─── Provided data ───

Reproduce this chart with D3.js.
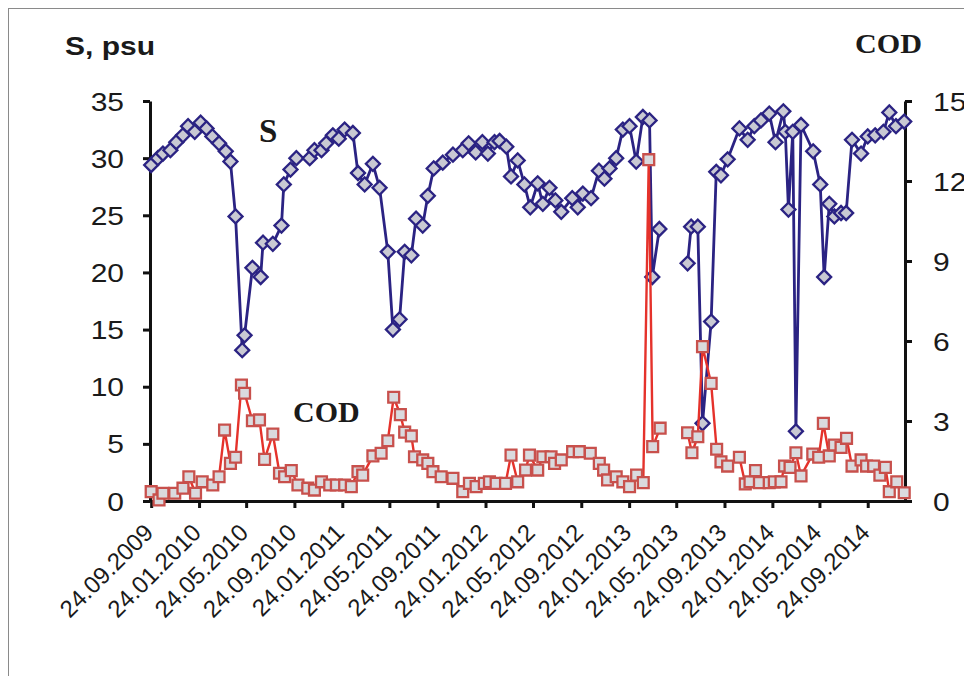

───
─── Provided data ───

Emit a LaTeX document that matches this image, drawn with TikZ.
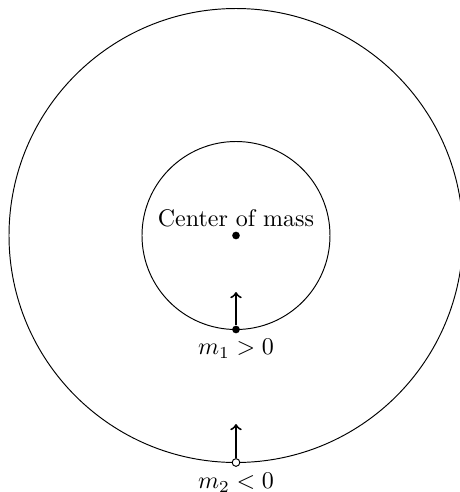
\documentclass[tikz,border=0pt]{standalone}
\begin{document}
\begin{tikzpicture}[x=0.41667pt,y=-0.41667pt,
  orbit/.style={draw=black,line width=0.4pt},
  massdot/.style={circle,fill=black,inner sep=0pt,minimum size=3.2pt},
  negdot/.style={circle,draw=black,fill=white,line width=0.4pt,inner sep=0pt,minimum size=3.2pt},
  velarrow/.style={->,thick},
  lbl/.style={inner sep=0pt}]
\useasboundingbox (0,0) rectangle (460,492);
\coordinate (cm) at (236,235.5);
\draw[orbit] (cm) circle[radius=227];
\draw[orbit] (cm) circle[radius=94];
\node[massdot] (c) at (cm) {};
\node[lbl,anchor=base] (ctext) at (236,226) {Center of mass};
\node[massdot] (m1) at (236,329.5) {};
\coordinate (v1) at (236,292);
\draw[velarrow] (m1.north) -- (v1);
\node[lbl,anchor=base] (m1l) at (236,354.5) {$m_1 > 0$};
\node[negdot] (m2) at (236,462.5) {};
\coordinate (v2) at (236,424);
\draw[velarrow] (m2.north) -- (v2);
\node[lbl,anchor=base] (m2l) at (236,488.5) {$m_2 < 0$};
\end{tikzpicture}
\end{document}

───

§ **Written problem**: In the entries above, find lines with "this" and copy each.

§ **Result below**:
Reproduce this chart with D3.js.
Emit a LaTeX document that matches this image, drawn with TikZ.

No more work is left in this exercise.